Wireless Adult Services to Ring Up $1B by 2008

Coming on the heels of a decision by a Japanese court ordering spammers to pay for unsolicited wireless porn messages, is a report from Strategy Analytics on wireless adult entertainment services.

Japanese mobile phone carrier, NTT DoCoMo Corp., was awarded 6.57 million yen ($54,420) in March 2003 to cover the cost of unsolicited messages from a Tokyo company that routinely flooded the network with randomly addressed advertisements for pornography or dating services.

DoCoMo estimates that more than 80 percent of the 950 million messages sent to its mobile e-mail service each day are unsolicited — although much of that is filtered out before it reaches users — and the wireless provider claims to have spent more than 4 million yen bouncing the junk e-mail that was sent to non-existent wireless phone numbers.

Despite the potential legal ramifications that may arise from unsolicited adult-oriented wireless messages, Strategy Analytics found that a legitimate market exists for mobile adult-oriented services, ringing up $1 billion by 2008. However, this forecast would only represent about 5 percent of mobile entertainment service revenues, the firm predicts.

David Kerr, vice president of the Strategy Analytics Global Wireless Practice, comments, “This is less than half of the value of the ringtones market in Western Europe in 2002. We believe that, with so much pornography available for free on the fixed Internet, demand for adult material will continue to be largely met by fixed Internet services.”

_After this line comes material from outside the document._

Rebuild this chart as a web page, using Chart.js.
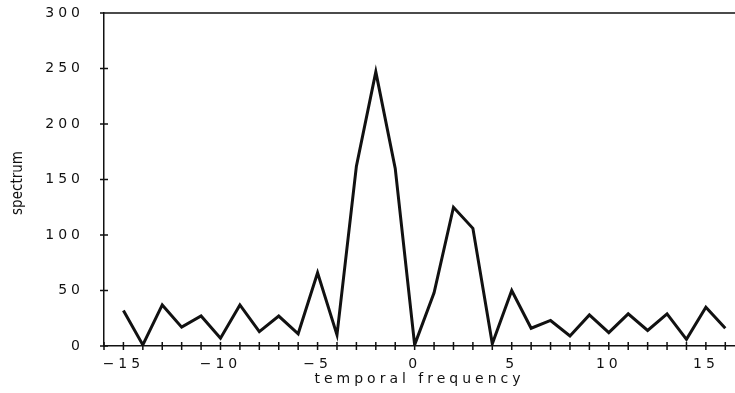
<!DOCTYPE html>
<html>
<head>
<meta charset="utf-8">
<script src="https://cdn.jsdelivr.net/npm/chart.js@4/dist/chart.umd.min.js"></script>
<style>
    html, body { margin: 0; padding: 0; background: #fff; }
</style>
</head>
<body>
<canvas id="chart-spectrum" width="735" height="393"></canvas>
<script>
// data
const frequencies = [-15, -14, -13, -12, -11, -10, -9, -8, -7, -6, -5, -4, -3, -2, -1, 0,
    1, 2, 3, 4, 5, 6, 7, 8, 9, 10, 11, 12, 13, 14, 15, 16];
const spectrum = [32, 1, 37, 17, 27, 7, 37, 13, 27, 11, 66, 10, 162, 247, 160, 1,
    48, 125, 106, 2, 50, 16, 23, 9, 28, 12, 29, 14, 29, 6, 35, 16];
const xTickLabels = [-15, -10, -5, 0, 5, 10, 15];
const yTickLabels = [0, 50, 100, 150, 200, 250, 300];

const ink = '#111';
const tickFont = {family: 'DejaVu Sans', size: 14};

// wide plotter-like lettering for tick labels
const spacing = {
    id: 'spacing',
    beforeLayout(chart) { chart.ctx.letterSpacing = '4px'; },
    beforeDraw(chart) { chart.ctx.letterSpacing = '4px'; }
};

// cross ticks, top frame line and the narrow y title
const frame = {
    id: 'frame',
    afterDraw(chart) {
        const {ctx, chartArea} = chart;
        const x = chart.scales.x;
        const y = chart.scales.y;
        ctx.save();
        ctx.strokeStyle = ink;
        ctx.lineWidth = 1.5;
        ctx.beginPath();
        ctx.moveTo(chartArea.left, chartArea.top);
        ctx.lineTo(chartArea.right, chartArea.top);
        x.ticks.forEach(t => {
            const px = x.getPixelForValue(t.value);
            ctx.moveTo(px, chartArea.bottom - 4);
            ctx.lineTo(px, chartArea.bottom + 4);
        });
        y.ticks.forEach(t => {
            const py = y.getPixelForValue(t.value);
            ctx.moveTo(chartArea.left - 4, py);
            ctx.lineTo(chartArea.left + 4, py);
        });
        ctx.stroke();

        ctx.letterSpacing = '0px';
        ctx.fillStyle = ink;
        ctx.font = '15px "Liberation Sans Narrow", "DejaVu Sans Condensed", sans-serif';
        ctx.textAlign = 'center';
        ctx.textBaseline = 'middle';
        ctx.translate(18, 183);
        ctx.rotate(-Math.PI / 2);
        ctx.fillText('spectrum', 0, 0);
        ctx.restore();
    }
};

new Chart(document.getElementById('chart-spectrum'), {
    type: 'line',
    data: {
        datasets: [{
            data: frequencies.map((f, i) => ({x: f, y: spectrum[i]})),
            borderColor: ink,
            borderWidth: 3,
            pointRadius: 0,
            tension: 0,
            fill: false
        }]
    },
    options: {
        responsive: false,
        devicePixelRatio: 1,
        animation: false,
        layout: {padding: {top: 13, right: 0, left: 0, bottom: 0}},
        plugins: {
            legend: {display: false},
            tooltip: {enabled: false}
        },
        scales: {
            x: {
                type: 'linear',
                min: -16,
                max: 16.5,
                afterBuildTicks: scale => {
                    const ticks = [];
                    for (let v = -16; v <= 16; v++) ticks.push({value: v});
                    scale.ticks = ticks;
                },
                afterFit: scale => {
                    scale.height = 47;
                    scale.paddingRight = 0;
                },
                grid: {display: false},
                border: {display: true, color: ink, width: 1.5},
                ticks: {
                    color: ink,
                    font: tickFont,
                    padding: 2,
                    maxRotation: 0,
                    autoSkip: false,
                    callback: v => xTickLabels.includes(v) ? (v < 0 ? '\u2212' + Math.abs(v) : String(v)) : ''
                },
                title: {
                    display: true,
                    text: 'temporal frequency',
                    color: ink,
                    font: tickFont,
                    padding: {top: 0, bottom: 5}
                }
            },
            y: {
                min: 0,
                max: 300,
                afterBuildTicks: scale => {
                    scale.ticks = yTickLabels.map(v => ({value: v}));
                },
                afterFit: scale => {
                    scale.width = 104;
                    scale.paddingTop = 0;
                    scale.paddingBottom = 0;
                },
                grid: {display: false},
                border: {display: true, color: ink, width: 1.5},
                ticks: {
                    color: ink,
                    font: tickFont,
                    padding: 12
                }
            }
        }
    },
    plugins: [spacing, frame]
});
</script>
</body>
</html>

Strategy Analytics notes that adult community services, such as those recently announced by AT&T Wireless and Match.com, will ramp up quickly, boosted by the growth of the camera and videophone markets. Although skeptical of the revenue potential that streamed or downloaded adult services offers to wireless clients, the report further recommends that carriers must move swiftly to capitalize on their core messaging strengths by bundling branded dating applications into their service portfolios.

“Carriers must not allow themselves to get sidetracked, and must focus on implementing applications infrastructure platforms and business models that will open up mobile to media and entertainment industries, including adult entertainment, as swiftly as possible,” adds Kerr.